The State should certainly bear some of the costs because it did undoubtedly contribute to the disaster. This is a delayed bill arriving from the follies of the administrations dominated by Bertie Ahern, Mary Harney and Charlie McCreevy – governments, incidentally, for which many of the affected homeowners must have voted.

Those Fianna Fáil/Progressive Democrat governments were drunk on the ideology of “rugged individualism” in which regulation in the public interest is a bad thing because it gets in the way of the wealth-creating buccaneers.

As McCreevy swaggered before an audience of bankers and developers in 2005, “Many of us in this room are from the generations that had the luck to grow up before governments got working and lawyers got rich on regulating our lives. We were part of the ‘unregulated generation’ – the generation that has produced some of the best risk-takers, problem-solvers and inventors. We had freedom, failure, success and responsibility and we learned how to deal with them all.”

Funny, isn't it, that those who decried the nanny state now claim that they messed up because nanny wasn't strict enough

The word that leaps out here is, of course, “responsibility”. The big fallacy of this ideology was that it was the bankers and developers who were the “risk-takers”, when all along it was the rest of us, the mugs who were never told that, while the rewards of success would go to those inside the system, the costs of failure were entirely our responsibility.

This truth was brought home to us in the bank bailout: ordinary citizens were, all along, the invisible and silent underwriters of financial risk. And it is being reinforced again now, as the postdated cheque for the long holiday from regulation has to be lodged.

The prevailing attitude among those involved in the mica shambles seems to be that if they screw up and do shoddy work, it’s all the State’s fault. The government is to blame for not forcing them to deliver the goods and services they were paid for.

This is pretty much what Tom Parlon, director general of the Construction Industry Federation (and himself a minister for state in the government that oversaw much of this debacle), said on RTÉ radio last week.

He suggested that, as things are now, “you’re obliged through all your paperwork that every item that you put into a house or any construction project is fully certified. But that wasn’t the case at the time.” So the builders were not responsible for the quality of the materials they used because the law did not oblige them to be.

So what happened to rugged individualism? Funny, isn’t it, that those who decried the nanny state now claim that they messed up because nanny wasn’t strict enough.

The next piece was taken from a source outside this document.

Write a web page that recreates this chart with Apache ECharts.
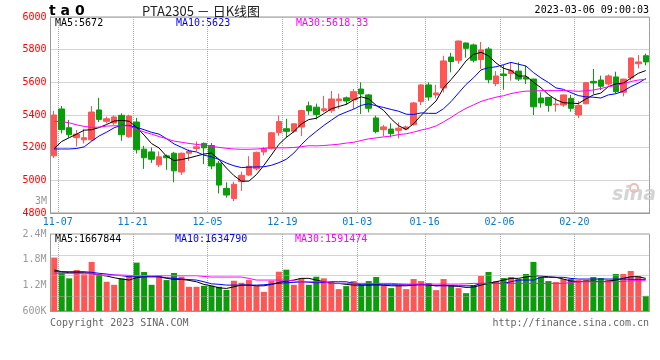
<!DOCTYPE html>
<html><head><meta charset="utf-8">
<script src="https://cdn.jsdelivr.net/npm/echarts@6/dist/echarts.min.js"></script>
<style>html,body{margin:0;padding:0;background:#fff}#c{width:660px;height:360px}</style>
</head><body><div id="c"></div>
<script>
const dates = ['2022-11-07','2022-11-08','2022-11-09','2022-11-10','2022-11-11','2022-11-14','2022-11-15','2022-11-16','2022-11-17','2022-11-18',
'2022-11-21','2022-11-22','2022-11-23','2022-11-24','2022-11-25','2022-11-28','2022-11-29','2022-11-30','2022-12-01','2022-12-02',
'2022-12-05','2022-12-06','2022-12-07','2022-12-08','2022-12-09','2022-12-12','2022-12-13','2022-12-14','2022-12-15','2022-12-16',
'2022-12-19','2022-12-20','2022-12-21','2022-12-22','2022-12-23','2022-12-26','2022-12-27','2022-12-28','2022-12-29','2022-12-30',
'2023-01-03','2023-01-04','2023-01-05','2023-01-06','2023-01-09','2023-01-10','2023-01-11','2023-01-12','2023-01-13','2023-01-16',
'2023-01-17','2023-01-18','2023-01-19','2023-01-20','2023-01-30','2023-01-31','2023-02-01','2023-02-02','2023-02-03','2023-02-06',
'2023-02-07','2023-02-08','2023-02-09','2023-02-10','2023-02-13','2023-02-14','2023-02-15','2023-02-16','2023-02-17','2023-02-20',
'2023-02-21','2023-02-22','2023-02-23','2023-02-24','2023-02-27','2023-02-28','2023-03-01','2023-03-02','2023-03-03','2023-03-06'];
const tickLabels = ['11-07','11-21','12-05','12-19','01-03','01-16','02-06','02-20'];

const opens = [5150,5437,5322,5261,5248,5248,5431,5361,5351,5398, 5267,5357,5191,5174,5095,5150,5166,5051,5166,5195,
5226,5213,5105,4951,4889,4992,5033,5071,5174,5194, 5293,5316,5300,5326,5456,5448,5427,5427,5488,5505,
5492,5559,5523,5382,5310,5314,5306,5314,5341,5482, 5584,5523,5565,5755,5735,5841,5829,5739,5804,5592,
5651,5653,5669,5631,5620,5504,5508,5463,5461,5502, 5400,5469,5606,5614,5590,5633,5539,5627,5714,5763];
const closes = [5400,5310,5279,5283,5261,5418,5373,5377,5388,5279, 5394,5187,5138,5129,5144,5138,5058,5166,5178,5205,
5199,5088,4971,4910,4976,5031,5086,5171,5194,5291, 5360,5300,5346,5427,5425,5403,5438,5498,5498,5486,
5543,5529,5441,5298,5327,5286,5319,5327,5474,5584, 5510,5535,5731,5727,5853,5808,5735,5798,5616,5639,
5641,5673,5620,5620,5450,5474,5459,5467,5523,5441, 5459,5598,5596,5576,5639,5543,5620,5749,5725,5725];
const lows = [5137,5287,5261,5207,5226,5242,5357,5349,5340,5242, 5261,5164,5070,5107,5082,5064,4988,5033,5119,5178,
5099,5068,4920,4894,4873,4935,5027,5060,5153,5188, 5273,5261,5291,5271,5401,5373,5417,5413,5438,5462,
5437,5406,5416,5288,5270,5263,5257,5306,5335,5461, 5488,5502,5539,5661,5714,5751,5722,5682,5594,5576,
5555,5610,5608,5590,5400,5445,5420,5420,5449,5420, 5380,5465,5529,5553,5580,5531,5514,5612,5686,5704];
const highs = [5425,5455,5369,5308,5316,5455,5505,5390,5398,5410, 5402,5382,5211,5201,5177,5158,5174,5170,5189,5238,
5232,5228,5119,4988,4992,5053,5148,5176,5204,5295, 5397,5377,5350,5432,5482,5470,5517,5547,5531,5513,
5559,5600,5529,5396,5339,5349,5355,5335,5480,5588, 5600,5584,5763,5780,5855,5843,5837,5847,5816,5669,
5706,5722,5722,5702,5622,5539,5510,5506,5525,5523, 5486,5600,5682,5641,5649,5665,5622,5751,5767,5776];

const ma5 = [5195,5238,5261,5283,5307,5310,5323,5342,5363,5367, 5362,5325,5277,5225,5198,5147,5121,5127,5137,5149,
5161,5167,5128,5075,5029,4995,4995,5035,5092,5155, 5220,5263,5298,5345,5372,5380,5408,5438,5452,5465,
5493,5511,5499,5459,5428,5376,5334,5311,5347,5398, 5443,5486,5567,5617,5671,5731,5771,5784,5762,5719,
5686,5673,5638,5639,5601,5567,5525,5494,5475,5473, 5470,5498,5523,5534,5574,5590,5595,5625,5655,5672];
const ma10 = [5192,5192,5192,5195,5205,5240,5272,5295,5322,5337, 5336,5324,5310,5294,5283,5255,5223,5202,5181,5174,
5154,5144,5128,5106,5089,5078,5081,5082,5083,5092, 5108,5129,5167,5218,5263,5300,5336,5368,5399,5418,
5436,5459,5469,5456,5446,5434,5423,5405,5403,5413, 5410,5410,5439,5482,5535,5587,5628,5676,5690,5695,
5708,5722,5711,5700,5660,5627,5599,5566,5557,5537, 5519,5511,5509,5504,5523,5530,5546,5574,5595,5623];
const ma30 = [5361,5360,5352,5340,5330,5324,5326,5332,5334,5334, 5333,5312,5296,5283,5268,5255,5240,5233,5226,5220,
5215,5208,5202,5196,5192,5190,5190,5192,5195,5201, 5199,5199,5201,5206,5212,5211,5213,5217,5221,5228,
5233,5244,5254,5260,5266,5271,5280,5285,5295,5308, 5318,5333,5358,5385,5415,5441,5462,5483,5497,5509,
5518,5531,5540,5546,5547,5549,5550,5549,5550,5548, 5545,5548,5553,5562,5573,5581,5591,5605,5614,5618];

const volumes = [2340000,1902000,1722000,1971000,1842000,2211000,1842000,1620000,1530000,1722000,
1821000,2190000,1911000,1530000,1821000,1671000,1881000,1770000,1470000,1470000,
1500000,1500000,1470000,1380000,1650000,1590000,1671000,1500000,1320000,1650000,
1920000,1980000,1530000,1722000,1530000,1770000,1722000,1620000,1401000,1491000,
1641000,1521000,1641000,1761000,1521000,1431000,1521000,1401000,1701000,1641000,
1581000,1371000,1701000,1521000,1431000,1281000,1521000,1791000,1911000,1641000,
1731000,1761000,1701000,1851000,2211000,1761000,1641000,1611000,1701000,1701000,
1671000,1671000,1761000,1731000,1671000,1851000,1851000,1941000,1791000,1200000];
const volMa5 = [1971000,1920000,1890000,1890000,1890000,1872000,1821000,1791000,1740000,1701000,
1671000,1740000,1770000,1770000,1770000,1722000,1692000,1692000,1662000,1620000,
1542000,1500000,1440000,1422000,1470000,1521000,1521000,1500000,1500000,1542000,
1602000,1641000,1671000,1722000,1722000,1671000,1620000,1572000,1572000,1542000,
1521000,1521000,1521000,1530000,1521000,1500000,1500000,1500000,1521000,1542000,
1521000,1500000,1521000,1500000,1482000,1452000,1461000,1521000,1572000,1620000,
1671000,1722000,1722000,1761000,1800000,1791000,1770000,1752000,1701000,1641000,
1620000,1641000,1641000,1620000,1641000,1671000,1722000,1770000,1770000,1722000];
const volMa10 = [1920000,1920000,1920000,1920000,1920000,1900000,1872000,1850000,1821000,1800000,
1770000,1770000,1770000,1770000,1770000,1740000,1720000,1701000,1685000,1671000,
1620000,1560000,1545000,1521000,1521000,1521000,1521000,1521000,1530000,1550000,
1572000,1590000,1602000,1620000,1605000,1590000,1600000,1620000,1620000,1620000,
1575000,1530000,1530000,1530000,1530000,1530000,1530000,1530000,1530000,1530000,
1530000,1500000,1500000,1500000,1500000,1500000,1500000,1572000,1572000,1572000,
1572000,1620000,1671000,1671000,1671000,1752000,1752000,1752000,1752000,1720000,
1701000,1701000,1701000,1701000,1701000,1701000,1700000,1695000,1692000,1692000];
const volMa30 = [1872000,1872000,1872000,1872000,1872000,1872000,1821000,1821000,1821000,1821000,
1810000,1800000,1800000,1800000,1800000,1800000,1800000,1800000,1800000,1800000,
1780000,1761000,1761000,1761000,1761000,1761000,1720000,1671000,1671000,1671000,
1671000,1671000,1645000,1620000,1620000,1620000,1620000,1572000,1572000,1572000,
1572000,1572000,1572000,1572000,1572000,1572000,1560000,1551000,1551000,1551000,
1551000,1551000,1551000,1551000,1551000,1560000,1572000,1572000,1572000,1572000,
1572000,1572000,1572000,1572000,1572000,1572000,1572000,1572000,1572000,1600000,
1620000,1620000,1620000,1620000,1620000,1620000,1635000,1650000,1650000,1650000];
const volGridValues = [1200000, 1800000, 2400000];

const candleData = dates.map((d, i) => [opens[i], closes[i], lows[i], highs[i]]);
const labelIdx = new Set(dates.map((d, i) => tickLabels.indexOf(d.slice(5)) >= 0 ? i : -1).filter(i => i >= 0));

const UP = '#ff5555', DOWN = '#0a9c0a';
const MONO = "'DejaVu Sans Mono', monospace";
const GRID_LINE = { type: 'dotted', color: '#aaaaaa', width: 1 };

function xAxisFor(grid, showLabel) {
  return {
    type: 'category', gridIndex: grid, data: dates, boundaryGap: true,
    axisLine: { show: true, lineStyle: { color: '#999' } },
    axisTick: { show: false },
    axisLabel: {
      show: showLabel, interval: (i) => labelIdx.has(i),
      formatter: (v) => v.slice(5), color: '#0a78cc', fontFamily: MONO, fontSize: 10,
      margin: 4, padding: [0, 0, 0, 7]
    },
    splitLine: { show: true, interval: (i) => labelIdx.has(i - 1), lineStyle: GRID_LINE }
  };
}
function fmtVol(v) { return v >= 1000000 ? (v / 1000000) + 'M' : (v / 1000) + 'K'; }

const chart = echarts.init(document.getElementById('c'), null, { renderer: 'canvas' });
chart.setOption({
  animation: false,
  backgroundColor: '#fff',
  grid: [
    { left: 50.5, right: 10.5, top: 17, height: 196, show: true, borderColor: '#999', borderWidth: 1 },
    { left: 50.5, right: 10.5, top: 234, height: 77, show: true, borderColor: '#999', borderWidth: 1 }
  ],
  xAxis: [xAxisFor(0, true), xAxisFor(1, false)],
  yAxis: [
    { type: 'value', gridIndex: 0, position: 'left', min: 4800, max: 6000, interval: 200,
      axisLine: { show: true, lineStyle: { color: '#999' } }, axisTick: { show: false },
      axisLabel: { color: '#ff0000', fontFamily: MONO, fontSize: 10, margin: 4, formatter: (v) => String(v) },
      splitLine: { show: true, lineStyle: GRID_LINE } },
    { type: 'value', gridIndex: 1, position: 'left', min: 750000, max: 3042000,
      axisLine: { show: true, lineStyle: { color: '#999' } }, axisTick: { show: false },
      axisLabel: { show: false }, splitLine: { show: false } },
    { type: 'value', gridIndex: 1, position: 'left', offset: 0, min: 600000, max: 2400000, interval: 600000,
      axisLine: { show: false }, axisTick: { show: false },
      axisLabel: { color: '#999', fontFamily: MONO, fontSize: 10, margin: 4, formatter: fmtVol },
      splitLine: { show: false } }
  ],
  series: [
    { type: 'candlestick', xAxisIndex: 0, yAxisIndex: 0, data: candleData, barWidth: 6,
      itemStyle: { color: UP, color0: DOWN, borderColor: UP, borderColor0: DOWN, borderWidth: 1 } },
    { type: 'line', xAxisIndex: 0, yAxisIndex: 0, data: ma5, symbol: 'none', lineStyle: { color: '#000', width: 1 } },
    { type: 'line', xAxisIndex: 0, yAxisIndex: 0, data: ma10, symbol: 'none', lineStyle: { color: '#0000ff', width: 1 } },
    { type: 'line', xAxisIndex: 0, yAxisIndex: 0, data: ma30, symbol: 'none', lineStyle: { color: '#ff00ff', width: 1 } },
    { type: 'bar', xAxisIndex: 1, yAxisIndex: 1, data: volumes, barWidth: 6,
      itemStyle: { color: (p) => closes[p.dataIndex] >= opens[p.dataIndex] ? UP : DOWN },
      markLine: { silent: true, symbol: 'none', label: { show: false }, lineStyle: GRID_LINE,
        data: volGridValues.map(v => ({ yAxis: v })) } },
    { type: 'line', xAxisIndex: 1, yAxisIndex: 1, data: volMa5, symbol: 'none', lineStyle: { color: '#000', width: 1 } },
    { type: 'line', xAxisIndex: 1, yAxisIndex: 1, data: volMa10, symbol: 'none', lineStyle: { color: '#0000ff', width: 1 } },
    { type: 'line', xAxisIndex: 1, yAxisIndex: 1, data: volMa30, symbol: 'none', lineStyle: { color: '#ff00ff', width: 1 } }
  ],
  graphic: [
    { type: 'text', left: 49, top: 4, style: { text: 't a 0', font: "bold 14px 'DejaVu Sans'", fill: '#000' } },
    { type: 'text', left: 142, top: 5, style: { text: 'PTA2305 － 日K线图', font: "13px 'Noto Sans CJK SC'", fill: '#222' } },
    { type: 'text', right: 11, top: 5, style: { text: '2023-03-06 09:00:03', font: "10px 'DejaVu Sans Mono'", fill: '#000' } },
    { type: 'text', left: 55, top: 18, style: { text: 'MA5:5672', font: "10px 'DejaVu Sans Mono'", fill: '#000' } },
    { type: 'text', left: 176, top: 18, style: { text: 'MA10:5623', font: "10px 'DejaVu Sans Mono'", fill: '#0000ff' } },
    { type: 'text', left: 296, top: 18, style: { text: 'MA30:5618.33', font: "10px 'DejaVu Sans Mono'", fill: '#ff00ff' } },
    { type: 'text', left: 55, top: 234, style: { text: 'MA5:1667844', font: "10px 'DejaVu Sans Mono'", fill: '#000' } },
    { type: 'text', left: 175, top: 234, style: { text: 'MA10:1634790', font: "10px 'DejaVu Sans Mono'", fill: '#0000ff' } },
    { type: 'text', left: 295, top: 234, style: { text: 'MA30:1591474', font: "10px 'DejaVu Sans Mono'", fill: '#ff00ff' } },
    { type: 'text', left: 35, top: 196, style: { text: '3M', font: "10px 'DejaVu Sans Mono'", fill: '#999' } },
    { type: 'text', left: 50, top: 318, style: { text: 'Copyright 2023 SINA.COM', font: "10px 'DejaVu Sans Mono'", fill: '#666' } },
    { type: 'text', right: 11, top: 318, style: { text: 'http://finance.sina.com.cn', font: "10px 'DejaVu Sans Mono'", fill: '#666' } },
    { type: 'text', left: 612, top: 186, style: { text: 'sina', font: "italic bold 19px 'DejaVu Sans'", fill: '#d4d4d4' } },
    { type: 'circle', shape: { cx: 634, cy: 188, r: 4 }, style: { fill: 'none', stroke: '#f2b8b8', lineWidth: 2 } }
  ]
});
</script>
</body></html>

You've heard of disaster capitalism: we practice a system of disaster communism. Here's your share of the damage, comrade

If I buy some fish from the supermarket and it turn out to be rotten, the State may be culpable for not enforcing food safety regulations. But does the supermarket therefore have no responsibility to give me edible fish in the first place, or to replace the bad goods it sold me?

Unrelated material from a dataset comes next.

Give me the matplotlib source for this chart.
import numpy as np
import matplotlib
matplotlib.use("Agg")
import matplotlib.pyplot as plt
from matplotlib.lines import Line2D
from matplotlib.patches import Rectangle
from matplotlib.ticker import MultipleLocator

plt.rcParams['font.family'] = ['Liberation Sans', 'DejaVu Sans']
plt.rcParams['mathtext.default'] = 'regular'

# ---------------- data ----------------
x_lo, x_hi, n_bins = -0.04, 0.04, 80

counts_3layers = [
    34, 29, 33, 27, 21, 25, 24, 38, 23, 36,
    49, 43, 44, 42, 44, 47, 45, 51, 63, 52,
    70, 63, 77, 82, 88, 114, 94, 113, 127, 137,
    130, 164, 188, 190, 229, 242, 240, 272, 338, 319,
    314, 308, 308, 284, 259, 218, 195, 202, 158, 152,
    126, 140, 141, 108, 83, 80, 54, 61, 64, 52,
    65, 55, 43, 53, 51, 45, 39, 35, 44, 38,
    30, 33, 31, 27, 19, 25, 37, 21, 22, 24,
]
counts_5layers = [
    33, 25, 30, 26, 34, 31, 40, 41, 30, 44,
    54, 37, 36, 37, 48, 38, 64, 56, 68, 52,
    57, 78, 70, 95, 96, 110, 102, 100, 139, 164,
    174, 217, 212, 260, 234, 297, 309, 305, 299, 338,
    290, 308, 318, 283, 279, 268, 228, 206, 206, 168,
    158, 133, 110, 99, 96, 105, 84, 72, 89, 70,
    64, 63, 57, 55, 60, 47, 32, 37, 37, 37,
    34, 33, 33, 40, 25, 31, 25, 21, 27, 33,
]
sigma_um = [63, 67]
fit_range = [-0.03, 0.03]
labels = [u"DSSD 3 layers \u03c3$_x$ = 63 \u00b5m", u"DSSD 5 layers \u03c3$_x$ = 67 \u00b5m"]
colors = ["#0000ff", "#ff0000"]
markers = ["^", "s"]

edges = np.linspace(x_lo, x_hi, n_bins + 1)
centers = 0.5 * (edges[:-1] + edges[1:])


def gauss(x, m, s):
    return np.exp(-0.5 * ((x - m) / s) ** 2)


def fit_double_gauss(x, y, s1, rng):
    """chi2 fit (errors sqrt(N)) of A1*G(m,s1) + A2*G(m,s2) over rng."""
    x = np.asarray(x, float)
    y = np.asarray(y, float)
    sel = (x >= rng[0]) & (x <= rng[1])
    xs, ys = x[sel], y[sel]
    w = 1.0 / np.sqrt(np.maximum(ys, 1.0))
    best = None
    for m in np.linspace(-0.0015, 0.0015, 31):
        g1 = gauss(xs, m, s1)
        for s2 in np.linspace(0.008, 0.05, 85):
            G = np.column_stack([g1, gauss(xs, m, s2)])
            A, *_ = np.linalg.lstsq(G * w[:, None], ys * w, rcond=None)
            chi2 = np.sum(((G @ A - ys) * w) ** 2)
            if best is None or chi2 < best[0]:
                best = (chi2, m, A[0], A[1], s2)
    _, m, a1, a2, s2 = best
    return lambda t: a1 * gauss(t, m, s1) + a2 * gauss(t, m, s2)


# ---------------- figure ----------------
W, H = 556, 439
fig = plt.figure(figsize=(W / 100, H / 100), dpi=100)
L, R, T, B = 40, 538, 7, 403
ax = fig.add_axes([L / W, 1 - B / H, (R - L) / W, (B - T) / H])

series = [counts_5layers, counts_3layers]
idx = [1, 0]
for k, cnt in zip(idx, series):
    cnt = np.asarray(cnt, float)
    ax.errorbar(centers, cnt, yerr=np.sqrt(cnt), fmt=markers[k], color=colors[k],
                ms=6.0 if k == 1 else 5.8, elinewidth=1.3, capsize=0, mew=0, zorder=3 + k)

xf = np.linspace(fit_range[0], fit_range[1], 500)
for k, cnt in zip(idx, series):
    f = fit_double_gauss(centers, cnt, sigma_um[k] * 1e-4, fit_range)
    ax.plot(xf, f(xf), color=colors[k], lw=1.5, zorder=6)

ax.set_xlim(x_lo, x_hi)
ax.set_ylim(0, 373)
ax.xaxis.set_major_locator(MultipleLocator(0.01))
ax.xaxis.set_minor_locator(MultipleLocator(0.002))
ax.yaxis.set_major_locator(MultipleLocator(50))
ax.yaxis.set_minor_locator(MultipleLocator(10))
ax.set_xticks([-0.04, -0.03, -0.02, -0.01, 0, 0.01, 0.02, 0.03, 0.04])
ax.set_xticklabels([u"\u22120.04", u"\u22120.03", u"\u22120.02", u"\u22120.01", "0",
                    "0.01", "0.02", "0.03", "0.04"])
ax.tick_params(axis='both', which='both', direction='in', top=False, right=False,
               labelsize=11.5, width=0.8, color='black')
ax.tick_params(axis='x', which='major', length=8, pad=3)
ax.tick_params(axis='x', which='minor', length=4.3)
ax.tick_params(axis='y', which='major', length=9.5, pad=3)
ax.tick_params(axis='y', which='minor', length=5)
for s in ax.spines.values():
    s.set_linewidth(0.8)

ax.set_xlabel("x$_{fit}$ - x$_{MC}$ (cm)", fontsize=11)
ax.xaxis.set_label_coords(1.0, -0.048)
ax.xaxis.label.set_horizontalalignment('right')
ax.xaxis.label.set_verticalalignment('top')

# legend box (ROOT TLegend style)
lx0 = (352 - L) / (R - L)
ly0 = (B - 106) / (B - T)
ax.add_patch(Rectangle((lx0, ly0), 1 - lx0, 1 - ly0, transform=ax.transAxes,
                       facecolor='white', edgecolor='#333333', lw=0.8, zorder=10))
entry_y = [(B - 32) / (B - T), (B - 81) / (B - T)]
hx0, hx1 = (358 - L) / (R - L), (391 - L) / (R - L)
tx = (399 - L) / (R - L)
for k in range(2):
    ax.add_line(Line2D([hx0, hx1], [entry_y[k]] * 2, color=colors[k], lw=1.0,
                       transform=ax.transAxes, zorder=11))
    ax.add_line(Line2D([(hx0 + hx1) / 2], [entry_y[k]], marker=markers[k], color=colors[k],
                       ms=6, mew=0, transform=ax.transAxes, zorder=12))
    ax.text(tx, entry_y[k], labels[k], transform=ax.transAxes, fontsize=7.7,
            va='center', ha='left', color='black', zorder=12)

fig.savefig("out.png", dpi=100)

Why are bad concrete blocks so different to bad fish? What about the responsibilities of the companies that produced those ruinous goods? What about the banks that gave mortgages for the houses they were used to build and who were supposed to assure themselves that the properties were worth at least the value of the loan?

What about the insurance companies that insured those mortgages? There’s not much sign of any of them in the hills of Donegal now.

Is there any such thing as private enterprise in Ireland? Only, it seems, when the bookies are paying out the winnings. All the beaten dockets are collective property.

You’ve heard of disaster capitalism: we practice a system of disaster communism. Here’s your share of the damage, comrade.

We are about to embark on a massive house-building programme that depends very heavily on a private construction sector that has some excellent builders and some champions of Hibernian Shoddy. We should at least be told whether the old unwritten rules still apply.

Will the fitness for purpose of all of these new houses be, in effect, the responsibility of the taxpayer? Is that bill in the post for the near future? If so, should the public that guarantees these houses not at least own them too?